Innovation in Drug Delivery and Long-Acting Medication

Antiretroviral compounds and formulations allowing less frequent dosing are in development and may have the potential to positively impact adherence and acceptability of PrEP. The paradigm of long-acting injectable prophylaxis that is acceptable and effective has been established with progestogenic contraception [75]. An international survey of potential PrEP users and a survey of young MSM in New York City indicated that long-acting injectable formulations were acceptable and preferred over oral daily PrEP by up to 80% of those surveyed [76, 77], while a similar survey in a cohort of Thai MSM indicated that daily oral PrEP was preferred over injectable forms [78].

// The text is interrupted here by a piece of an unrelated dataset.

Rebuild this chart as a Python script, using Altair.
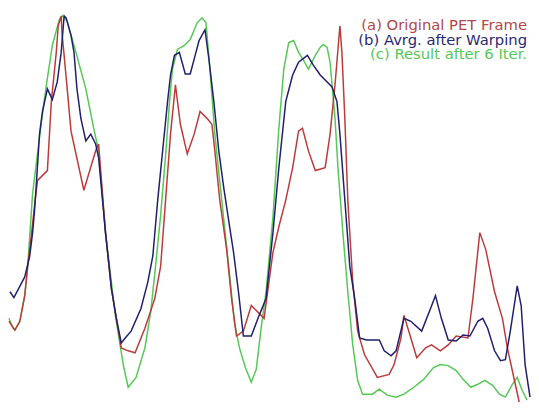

GSK744, an injectable long-acting integrase inhibitor with the possibility of dosing every 3 months demonstrated efficacy in prevention of rectal and vaginal SIV infection in macaques and a phase IIa trial evaluating tolerability and acceptability of this compound for HIV negative men is underway [79, 80]. TMC278-LA, a long-acting injectable form of the non-nucleotide reverse transcriptase inhibitor (NNRTI) rilpivirine with potential for use as PrEP, has also completed phase I trials and a phase II trial in HIV-uninfected women is planned [80-82]. Additionally, dapivirine and maraviroc containing vaginal rings remaining in place for 28 days have demonstrated safety and acceptability in phase I human trials and a dapivirine ring is currently under evaluation in human efficacy studies [83]. These products and other long-acting agents have the potential to impact adherence and offer many potential advantages over oral medication requiring daily dosing. Challenges with long-acting injectable agents include injection site reactions, follow-up for HIV testing and re-dosing of medication, and theoretical concerns that individuals stopping injections will experience prolonged suboptimal levels of medication that may lead to a greater risk of resistance will require investigation as these promising technologies become available [84].

Conclusion

PrEP is rapidly emerging as an important part of comprehensive HIV prevention programs, and has potential to impact HIV incidence. Consistently, adherence to medication is evident as the most important factor in realizing the benefits of PrEP [38, 42]. As PrEP moves toward wider implementation, improvements in understanding of adherence factors, and innovation in PrEP outreach to improve uptake and availability for all groups at risk for HIV infection will be required to decrease disparities in PrEP uptake and to maximize impact of this intervention.

Footnotes

Compliance with Ethics Guidelines

Conflict of Interest

Albert Liu donated a study drug to the US PrEP demo project, of which Liu is the protocol chair. Susanne Doblecki-Lewis has no conflicts of interest. Stephanie Cohen reports that Gilead donated a study drug to the US PrEP demo project, of which Cohen is the site co-PI.

Human and Animal Rights and Informed Consent

This article does not contain any studies with human or animal subjects performed by the author.